Digg Moves From MySQL, to NoSQL
Back in September 2009, Ian Eure announced that Digg were planning to move to Cassandra, claiming that the vertically partitioned master-slave configuration of MySQL, was simply not the way forward for Digg. The team looked at a number of non-relational data stores - HBase, Hypertable, Tokyo Cabinet/Tyrant, Voldemort, and Dynomite – before settling on Cassandra. What gave Cassandra the edge, for Digg, was its column-oriented data storage and distributed, peer-to-peer cluster.

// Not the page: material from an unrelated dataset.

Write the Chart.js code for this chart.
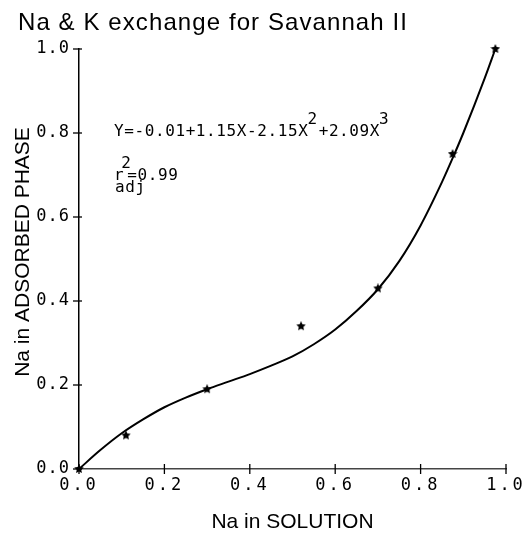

In a blog post announcing the move's completion, John Quinn cites the major reason for the switch from MySQL to NoSQL, as “the increasing difficulty of building a high performance, write intensive, application on a data set that is growing quickly, with no end in sight.” The company also plans to increasingly replace failed nodes with no downtime, and to add capacity – something that Quinn acknowledges is tricky with MySQL. They cite Google and Amazon as inspirations in Digg's NoSQL adoption (Google and Amazon use BigTable and Dynamo, respectively) alongside Digg's own commitment to the development of open source software.
Currently, most of Digg's functionality has been reimplemented using Cassandra as the primary data store, and the Digg team are working on updating the operational capabilities of Cassandra, to better suit Digg's needs.
“We'll continue to lead the way in championing Cassandra's development and adoption,” writes Quinn.
The latest release of Apache Cassandra, is version 0.5.1.